§ EXERCISE DETAILS: Count lines, not occurrences: give the number of lines holding the word "this", and nothing besides.

§ DATA SUPPLIED:
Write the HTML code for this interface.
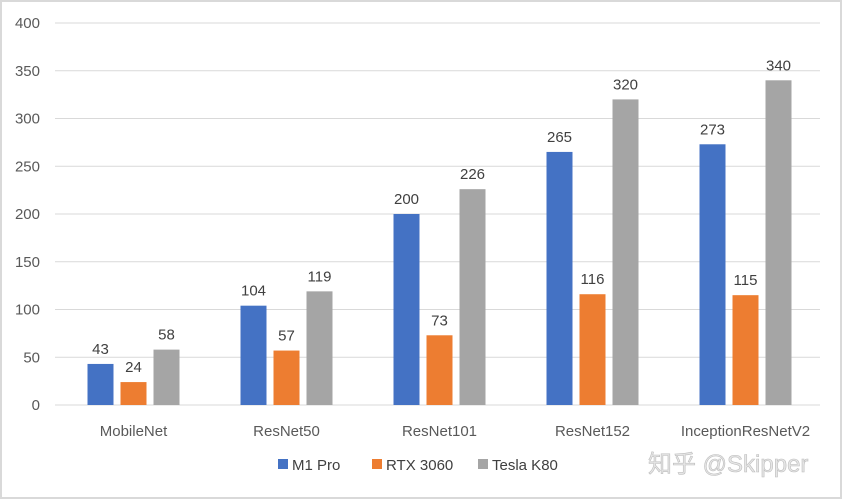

--

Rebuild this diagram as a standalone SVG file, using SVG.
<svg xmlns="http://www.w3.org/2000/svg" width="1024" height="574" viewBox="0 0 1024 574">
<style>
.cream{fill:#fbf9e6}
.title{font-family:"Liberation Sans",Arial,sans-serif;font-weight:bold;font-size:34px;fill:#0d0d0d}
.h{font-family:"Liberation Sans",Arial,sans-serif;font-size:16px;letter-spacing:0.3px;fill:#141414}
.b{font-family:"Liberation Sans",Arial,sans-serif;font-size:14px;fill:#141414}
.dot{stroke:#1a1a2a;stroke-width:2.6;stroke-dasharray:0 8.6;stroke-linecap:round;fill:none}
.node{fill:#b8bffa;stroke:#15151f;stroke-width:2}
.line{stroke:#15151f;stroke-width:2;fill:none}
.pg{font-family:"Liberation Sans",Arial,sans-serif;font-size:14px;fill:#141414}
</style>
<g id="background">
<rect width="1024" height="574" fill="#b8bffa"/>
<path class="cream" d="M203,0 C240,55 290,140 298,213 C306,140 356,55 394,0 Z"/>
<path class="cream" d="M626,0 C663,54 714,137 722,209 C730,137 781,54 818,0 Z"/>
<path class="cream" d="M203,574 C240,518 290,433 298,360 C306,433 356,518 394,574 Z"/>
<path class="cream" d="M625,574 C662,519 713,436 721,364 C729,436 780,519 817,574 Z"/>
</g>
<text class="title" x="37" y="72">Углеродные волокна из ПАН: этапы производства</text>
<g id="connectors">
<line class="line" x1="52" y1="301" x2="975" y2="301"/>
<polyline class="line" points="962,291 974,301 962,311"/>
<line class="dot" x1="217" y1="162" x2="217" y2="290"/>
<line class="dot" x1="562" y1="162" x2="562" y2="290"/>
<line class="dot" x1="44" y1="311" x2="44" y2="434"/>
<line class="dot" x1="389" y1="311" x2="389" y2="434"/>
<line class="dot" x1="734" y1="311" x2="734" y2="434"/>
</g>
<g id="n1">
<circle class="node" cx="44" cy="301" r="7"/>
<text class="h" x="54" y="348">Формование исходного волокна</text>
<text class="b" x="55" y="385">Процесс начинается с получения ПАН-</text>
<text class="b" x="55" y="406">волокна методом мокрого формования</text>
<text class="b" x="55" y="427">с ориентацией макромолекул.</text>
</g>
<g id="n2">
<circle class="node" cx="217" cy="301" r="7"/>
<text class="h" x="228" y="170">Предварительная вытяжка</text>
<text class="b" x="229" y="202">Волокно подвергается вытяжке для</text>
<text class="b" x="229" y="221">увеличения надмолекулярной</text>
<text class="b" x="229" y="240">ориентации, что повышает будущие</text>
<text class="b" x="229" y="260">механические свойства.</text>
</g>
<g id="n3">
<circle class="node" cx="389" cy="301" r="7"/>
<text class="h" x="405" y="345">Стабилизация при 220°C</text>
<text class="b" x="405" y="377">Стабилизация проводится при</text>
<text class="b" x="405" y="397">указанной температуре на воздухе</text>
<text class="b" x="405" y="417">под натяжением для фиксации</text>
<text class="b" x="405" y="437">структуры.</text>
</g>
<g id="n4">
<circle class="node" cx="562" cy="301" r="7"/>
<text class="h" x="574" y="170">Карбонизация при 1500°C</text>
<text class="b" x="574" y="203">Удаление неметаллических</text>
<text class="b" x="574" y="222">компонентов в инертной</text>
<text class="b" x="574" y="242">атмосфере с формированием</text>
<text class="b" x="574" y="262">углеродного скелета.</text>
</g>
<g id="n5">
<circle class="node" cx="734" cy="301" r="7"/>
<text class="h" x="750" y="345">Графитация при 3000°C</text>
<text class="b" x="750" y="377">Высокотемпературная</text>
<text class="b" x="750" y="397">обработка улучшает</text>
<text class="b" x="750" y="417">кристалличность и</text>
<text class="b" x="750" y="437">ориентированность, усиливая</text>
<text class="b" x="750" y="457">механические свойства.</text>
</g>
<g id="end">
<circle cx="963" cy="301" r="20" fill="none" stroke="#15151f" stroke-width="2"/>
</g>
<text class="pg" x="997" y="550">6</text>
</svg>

§ ANSWER: 2